Let’s revise that, actually. Certain Warriors are ready to rejoin the contending ranks in 2021-22.
That includes Stephen Curry, who is fresh off his second scoring title and finished third in MVP voting. It also includes Draymond Green, who was third in Defensive Player of the Year voting and earned his sixth All-Defensive selection. It hopefully also includes Klay Thompson, who hasn’t played in two seasons but was a 20-point scorer, All-Star and All-Defensive choice the last time he suited up.
All three players are on the wrong side of 30. Curry turned 33 in March. Green and Thompson are 31. That means none of them have time to wait around for James Wiseman to figure things out.
They shouldn’t have to, as the front office is reportedly ready to flip some long-term assets for instant upgrades.
“The Warriors now have the seventh and 14th picks plus last year’s second overall pick, James Wiseman, and there is a widespread expectation that the Warriors will use No. 7 and Wiseman, in particular, to seek more immediate upgrades to the roster,” The Athletic’s John Hollinger wrote.
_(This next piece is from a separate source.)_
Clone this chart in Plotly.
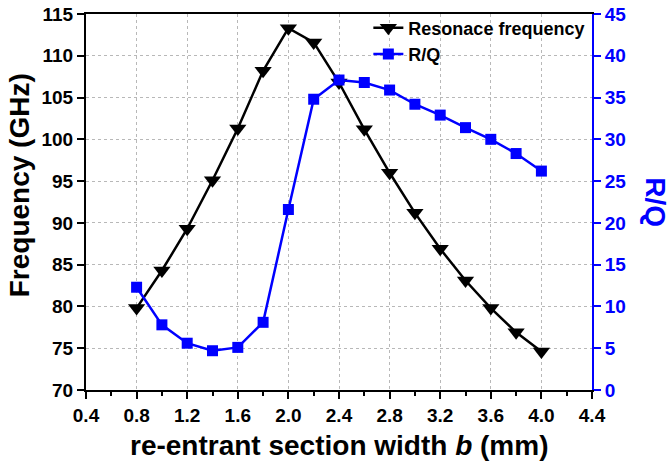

It’s the logical move for Golden State to make. For every flash of face-up offense or unfair athleticism for a 7-footer that Wiseman displayed as a rookie, there were multiple reminders that he isn’t ready to contribute to winning yet. His offense is slightly less raw than farm-to-table produce. His defensive instincts are lacking. He looks like a 20-year-old who lacks polish, because frankly, that’s who he is.
Some clubs can live with that, knowing that the right mix of patience and player development might one day turn him into a star. The Warriors aren’t one of them. They need help today, so Wiseman’s tomorrow is only as valuable as whatever it can bring back in a blockbuster trade.